• [COLLECTED MATERIAL]:
--------

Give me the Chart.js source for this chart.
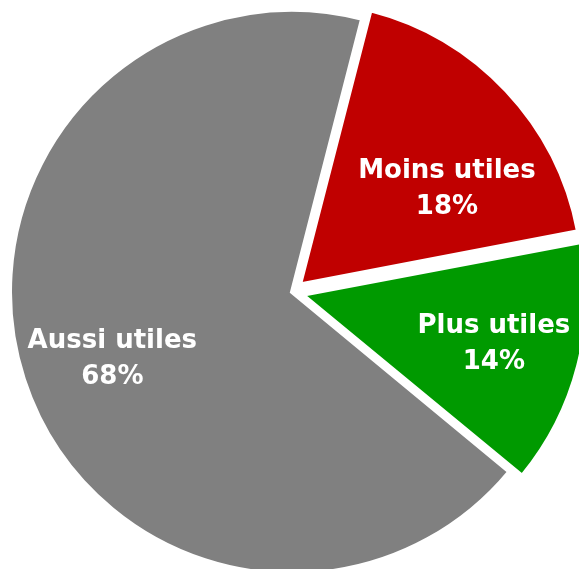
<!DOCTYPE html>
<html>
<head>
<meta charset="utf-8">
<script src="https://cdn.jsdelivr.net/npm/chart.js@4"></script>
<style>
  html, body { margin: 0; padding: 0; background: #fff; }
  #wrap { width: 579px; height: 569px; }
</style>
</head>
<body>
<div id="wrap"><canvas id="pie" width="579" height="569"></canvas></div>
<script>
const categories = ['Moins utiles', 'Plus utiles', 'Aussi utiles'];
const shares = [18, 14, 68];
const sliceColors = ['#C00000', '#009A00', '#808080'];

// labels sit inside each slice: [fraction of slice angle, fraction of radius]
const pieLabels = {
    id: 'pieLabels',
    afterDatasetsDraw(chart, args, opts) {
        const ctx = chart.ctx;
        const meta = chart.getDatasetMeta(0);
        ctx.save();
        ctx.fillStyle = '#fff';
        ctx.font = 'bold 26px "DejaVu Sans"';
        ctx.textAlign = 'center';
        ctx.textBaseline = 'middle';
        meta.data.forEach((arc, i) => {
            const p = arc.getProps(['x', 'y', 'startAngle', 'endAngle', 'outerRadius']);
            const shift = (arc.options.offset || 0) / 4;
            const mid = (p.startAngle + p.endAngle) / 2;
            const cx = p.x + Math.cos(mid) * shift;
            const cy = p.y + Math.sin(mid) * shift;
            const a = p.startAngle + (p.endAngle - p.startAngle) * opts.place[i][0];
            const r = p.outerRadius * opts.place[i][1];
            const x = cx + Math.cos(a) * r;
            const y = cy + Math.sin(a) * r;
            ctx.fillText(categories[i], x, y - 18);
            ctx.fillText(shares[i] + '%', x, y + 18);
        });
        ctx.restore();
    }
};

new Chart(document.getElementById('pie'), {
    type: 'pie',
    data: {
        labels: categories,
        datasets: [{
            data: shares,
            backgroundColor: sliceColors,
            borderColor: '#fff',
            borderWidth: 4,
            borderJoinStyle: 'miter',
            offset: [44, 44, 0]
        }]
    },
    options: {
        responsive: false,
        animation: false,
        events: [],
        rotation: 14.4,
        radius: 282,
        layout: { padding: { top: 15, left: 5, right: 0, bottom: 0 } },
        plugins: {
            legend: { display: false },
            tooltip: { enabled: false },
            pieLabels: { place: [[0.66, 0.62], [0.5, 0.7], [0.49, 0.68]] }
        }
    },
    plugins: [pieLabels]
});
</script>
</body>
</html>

--------

• [SET TASK]: Repeat only the lines between the start of the data and the line with "const sliceColors = ['#C00000', '#009A00', '#808080'];", including those two lines, and skip the pictures.

• [EXPECTED ANSWER]:
Give me the Chart.js source for this chart.
<!DOCTYPE html>
<html>
<head>
<meta charset="utf-8">
<script src="https://cdn.jsdelivr.net/npm/chart.js@4"></script>
<style>
  html, body { margin: 0; padding: 0; background: #fff; }
  #wrap { width: 579px; height: 569px; }
</style>
</head>
<body>
<div id="wrap"><canvas id="pie" width="579" height="569"></canvas></div>
<script>
const categories = ['Moins utiles', 'Plus utiles', 'Aussi utiles'];
const shares = [18, 14, 68];
const sliceColors = ['#C00000', '#009A00', '#808080'];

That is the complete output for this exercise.